Nitrative Stress in Cerebral Endothelium Is Mediated by MGluR5 in Hyperhomocysteinemia
Hyperhomocysteinemia (HHcy) disrupts nitric oxide (NO) signaling and increases nitrative stress in cerebral microvascular endothelial cells (CMVECs). This is mediated, in part, by protein nitrotyrosinylation (3-nitrotyrosine; 3-NT) though the mechanisms by which extracellular homocysteine (Hcy) generates intracellular 3-NT are unknown. Using a murine model of mild HHcy (cbs+/− mouse), we show that 3-NT is significantly elevated in cerebral microvessels with concomitant reductions in serum NO bioavailability as compared with wild-type littermate controls (cbs+/+). Directed pharmacology identified a receptor-dependent mechanism for 3-NT formation in CMVECs. Homocysteine increased expression of inducible NO synthase (iNOS) and formation of 3-NT, both of which were blocked by inhibition of metabotropic glutamate receptor-5 (mGluR5) with the specific antagonist 2-methyl-6-(phenylethynyl) pyridine hydrochloride. Activation of mGluR5 is both sufficient and necessary to drive the nitrative stress because direct activation using the mGluR5-specific agonist (RS)-2-chloro-5-hydroxyphenylglycine also increased iNOS expression and 3-NT formation while knockdown of mGluR5 receptor expression by short hairpin RNA (shRNA) blocked their increase in response to Hcy.
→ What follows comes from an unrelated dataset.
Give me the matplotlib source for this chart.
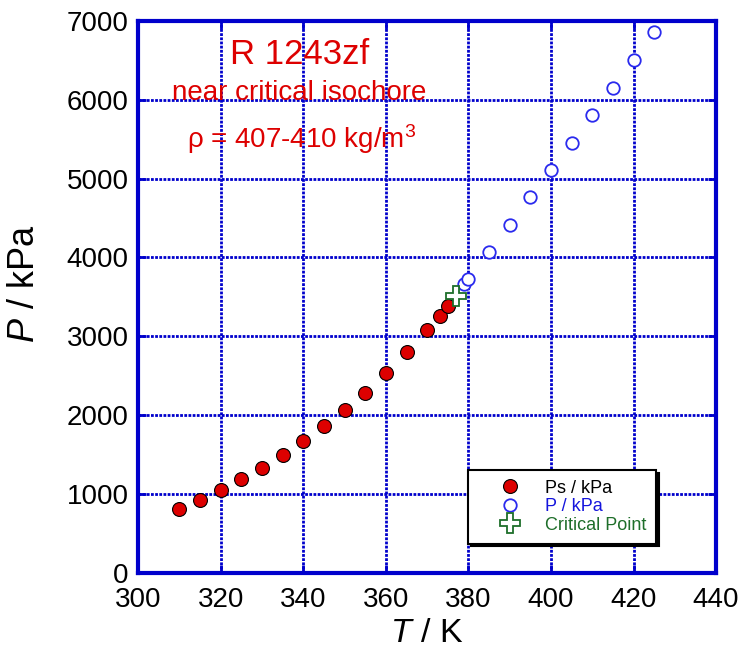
import matplotlib
matplotlib.use("Agg")
import matplotlib.pyplot as plt

plt.rcParams['font.family'] = ['Liberation Sans', 'DejaVu Sans']
plt.rcParams['mathtext.fontset'] = 'custom'
plt.rcParams['mathtext.it'] = 'Liberation Sans:italic'
plt.rcParams['mathtext.rm'] = 'Liberation Sans'

# Saturation pressure (two-phase region)
t_sat = [310, 315, 320, 325, 330, 335, 340, 345, 350, 355, 360, 365, 370, 373, 375]
p_sat = [818, 929, 1056, 1187, 1335, 1496, 1670, 1860, 2067, 2288, 2530, 2797, 3076, 3262, 3389]

# Single-phase pressure along the isochore
t_sup = [379, 380, 385, 390, 395, 400, 405, 410, 415, 420, 425]
p_sup = [3665, 3728, 4067, 4414, 4761, 5104, 5456, 5803, 6151, 6502, 6854]

# Critical point
t_crit = [376.93]
p_crit = [3517.9]

x_ticks = [300, 320, 340, 360, 380, 400, 420, 440]
y_ticks = [0, 1000, 2000, 3000, 4000, 5000, 6000, 7000]

blue = '#0000cc'

fig = plt.figure(figsize=(7.39, 6.49), dpi=100)
ax = fig.add_axes([0.187, 0.117, 0.782, 0.851])

ax.set_xlim(300, 440)
ax.set_ylim(0, 7000)
ax.set_xticks(x_ticks)
ax.set_yticks(y_ticks)

ax.grid(True, color=blue, linestyle=(0, (1, 0.5)), linewidth=2.0)
ax.set_axisbelow(True)
for s in ax.spines.values():
    s.set_color(blue)
    s.set_linewidth(3)
ax.tick_params(direction='in', length=6, width=2, color=blue,
               top=True, right=True, labelsize=20)
ax.tick_params(axis='x', pad=10)
ax.tick_params(axis='y', pad=7)

ax.plot(t_sat, p_sat, 'o', ms=10, mfc='#dd0000', mec='black', mew=0.8,
        label='Ps / kPa', zorder=4)
ax.plot(t_sup, p_sup, 'o', ms=9, mfc='white', mec='#2a2aee', mew=1.3,
        label='P / kPa', zorder=3)
ax.plot(t_crit, p_crit, 'P', ms=15, mfc='white', mec='#1e6e2a', mew=1.3,
        label='Critical Point', zorder=5)

ax.text(339.2, 6570, 'R 1243zf', color='#dd0000', fontsize=25,
        ha='center', va='center')
ax.text(339.0, 6090, 'near critical isochore', color='#dd0000', fontsize=20,
        ha='center', va='center')
ax.text(339.6, 5500, r'ρ = 407-410 kg/m$^{3}$', color='#dd0000', fontsize=20,
        ha='center', va='center')

ax.set_xlabel(r'$\mathit{T}$ / K', fontsize=24.5)
ax.xaxis.set_label_coords(0.5, -0.081)
ax.set_ylabel(r'$\mathit{P}$ / kPa', fontsize=26)
ax.yaxis.set_label_coords(-0.166, 0.524)

leg = ax.legend(loc='upper left', bbox_to_anchor=(0.571, 0.187),
                fontsize=13, frameon=True, fancybox=False,
                shadow={'color': 'black', 'alpha': 1},
                borderpad=0.55, labelspacing=0.08, handletextpad=0.2,
                handlelength=3.5, borderaxespad=0)
leg.get_frame().set_edgecolor('black')
leg.get_frame().set_linewidth(1.5)
leg.get_frame().set_alpha(1)
for txt, c in zip(leg.get_texts(), ['black', '#1515dd', '#1e6e2a']):
    txt.set_color(c)

fig.savefig('out.png', dpi=100)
Nitric oxide derived from iNOS was required for Hcy-mediated formation of 3-NT because the effect was blocked by 1400W. These results provide the first evidence for a receptor-dependent process that explains how plasma Hcy levels control intracellular nitrative stress in cerebral microvascular endothelium.
N. Ercal et al., "Nitrative Stress in Cerebral Endothelium Is Mediated by MGluR5 in Hyperhomocysteinemia," Journal of Cerebral Blood Flow & Metabolism, Nature Publishing Group, Dec 2011.